Nu draait het om zeggenschap.”
Huiselijkheid
“Je bent continu bezig om te zorgen dat het gezellig en leuk is, dat ze wat leren. Normen, waarden, huiselijkheid. Geen mobiel aan tafel, helpen met opruimen. Ze leren ook van elkaar. Je bent echt bezig met begeleiden”, zegt Evelyn, zelf moeder van twee dochters van dertien en zestien jaar. “Wat ik hier doe, doe ik thuis eigenlijk ook. Ook thuis speelt er wel eens wat en zijn ze af en toe opstandig.”
Dat ze soms niet thuis aan de eettafel zit, vindt ze geen enkel probleem.
“’s Avonds is mijn man thuis en ’s ochtends redden mijn kinderen zich prima alleen. Soms bel ik om kwart over zeven met mijn jongste dochter om te horen of ze al wakker is. Thuis gaat alles gewoon door. Ze weten niet beter. Ik heb altijd gewerkt.’’
Prachtige tijd
Evelyn is dertig jaar in dienst bij De Twentse Zorgcentra. Ze begon haar loopbaan in 1985 als leerlingverpleegkundige bij de LosserHof. Ze was ‘intern’. De verbinding (met de bus) tussen haar woonplaats Nijverdal en Losser was slecht in die tijd. Evelyn woonde in de verpleegsterflat op het terrein, het hoge gebouw vooraan. “Dat was een prachtige tijd, natuurlijk. Je kon er voor 150 gulden per maand wonen. Daar had je nergens anders woonruimte voor. De mentrix woonde boven. Om elf uur
’s avonds moest het mannenbezoek weg zijn. Je kunt wel nagaan dat dat niet altijd gebeurde. Onderling hadden we het altijd heel gezellig.”
Voor Evelyn stond vrij snel vast dat ze wilde werken met mensen met een verstandelijke beperking. “Als kind kwam ik al bij ’t Bouwhuis, waar een nichtje woonde. Daar hing altijd een leuke sfeer. Ik ben aan de opleiding begonnen en ben gebleven. Ik heb altijd leuke groepen gehad, heb altijd met veel plezier mijn werk gedaan. Ja, dan blijf je hangen. Voor je het weet zijn er dertig jaar voorbij. Zo gaat dat.

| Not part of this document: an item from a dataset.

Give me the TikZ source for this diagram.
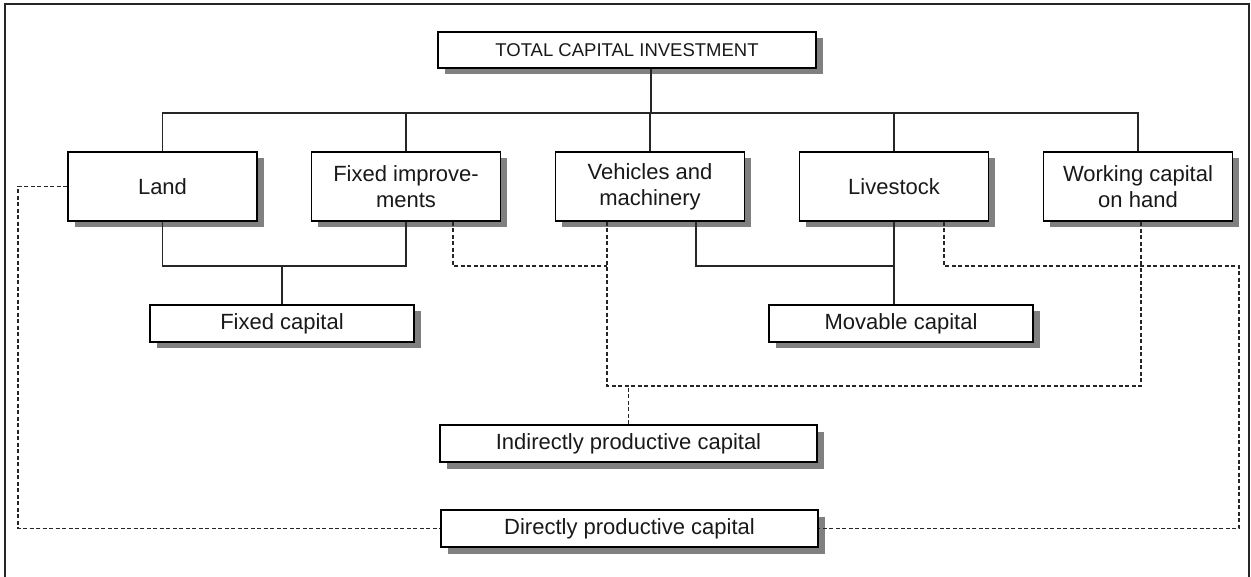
\documentclass[tikz,border=0pt]{standalone}
\usepackage{fontspec}
\setmainfont{Liberation Sans}
\usetikzlibrary{shadows}
\begin{document}
\begin{tikzpicture}[x=1pt,y=-1pt,
  box/.style={draw=black, line width=1.5pt, fill=white, rectangle, inner sep=0pt,
    align=center, font=\fontsize{22}{26}\selectfont, text=black!90,
    drop shadow={shadow xshift=6.5pt, shadow yshift=-6.5pt, fill=black!50, opacity=1}},
  topbox/.style={box, font=\fontsize{18.5}{22}\selectfont},
  rowbox/.style={box, minimum width=189pt, minimum height=69pt},
  lowbox/.style={box, minimum height=37pt},
  conn/.style={line width=1.3pt, black!85},
  dconn/.style={line width=1.3pt, black!85, dash pattern=on 4pt off 2.5pt}
]
\useasboundingbox (0,0) rectangle (1251,577);
% frame
\draw[line width=1.5pt, black!85] (5,580) -- (5,4) -- (1249,4) -- (1249,580);

% nodes
\node[topbox, minimum width=378pt, minimum height=36pt] (top) at (627,50) {TOTAL CAPITAL INVESTMENT};
\node[rowbox] (land) at (162.5,186.5) {Land};
\node[rowbox] (fi)   at (406,186.5) {Fixed improve-\\ments};
\node[rowbox] (veh)  at (650,186.5) {Vehicles and\\machinery};
\node[rowbox] (live) at (894,186.5) {Livestock};
\node[rowbox] (work) at (1138,186.5) {Working capital\\on hand};
\node[lowbox, minimum width=264pt] (fixed) at (282,323.5) {Fixed capital};
\node[lowbox, minimum width=264pt] (mov)   at (901,323.5) {Movable capital};
\node[lowbox, minimum width=377pt] (ind)   at (628.5,443.5) {Indirectly productive capital};
\node[lowbox, minimum width=377pt] (dir)   at (629.5,528.5) {Directly productive capital};

% helper coordinates
\coordinate (bus) at (0,113);
\coordinate (trunk) at (651,0);
\coordinate (fbus) at (0,266);
\coordinate (ibus) at (0,386);
\coordinate (vm) at (696,0);
\coordinate (fid) at (453,0);
\coordinate (vd) at (607,0);
\coordinate (wd) at (1141,0);
\coordinate (ld) at (944,0);
\coordinate (rd) at (1239,0);
\coordinate (lfd) at (18,0);

% solid connectors
\draw[conn] (top.south -| trunk) -- (trunk |- bus);
\draw[conn] (land.north) -- (land.north |- bus) -- (work.north |- bus) -- (work.north);
\draw[conn] (fi.north) -- (fi.north |- bus);
\draw[conn] (veh.north) -- (veh.north |- bus);
\draw[conn] (live.north) -- (live.north |- bus);
\draw[conn] (land.south) -- (land.south |- fbus) -- (fi.south |- fbus) -- (fi.south);
\draw[conn] (fixed.north) -- (fixed.north |- fbus);
\draw[conn] (veh.south -| vm) -- (vm |- fbus) -- (live.south |- fbus);
\draw[conn] (live.south) -- (live.south |- mov.north);

% dashed connectors
\draw[dconn] (fi.south -| fid) -- (fid |- fbus) -- (vd |- fbus);
\draw[dconn] (veh.south -| vd) -- (vd |- ibus) -- (wd |- ibus) -- (work.south -| wd);
\draw[dconn] (ind.north) -- (ind.north |- ibus);
\draw[dconn] (live.south -| ld) -- (ld |- fbus) -- (rd |- fbus) -- (rd |- dir.east) -- (dir.east);
\draw[dconn] (land.west) -- (lfd |- land.west) -- (lfd |- dir.west) -- (dir.west);
\end{tikzpicture}
\end{document}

Ik wil wel graag werken met mensen die mogelijkheden hebben zich nog echt te ontwikkelingen, zodat ik ze ook echt iets kan meegeven.”
Zeggenschap
In die dertig jaar is er ongelooflijk veel veranderd. Evelyn: “Vroeger waren rust, reinheid en regelmaat heel belangrijk. Als personeel bepaalde je wat de cliënt moest doen, of die bewoner dat nou wel of niet wilde. Dat is helemaal weg. Nu draait het om zeggenschap. Wat wil de cliënt? Wat vindt de cliënt belangrijk? Vroeger mocht je één broodje kaas en één broodje zoet, nu mag je eten wat je wilt, bij wijze van spreken. Er is meer keuze, meer huiselijkheid. Dat vind ik een vooruitgang.”
Om tien uur ’s morgens zit de dienst van Evelyn er op. “Meestal wordt het later. Er is vaak nog wel wat te doen: administratie, telefoontjes, planning, rapportages. Maar dat doe ik graag!”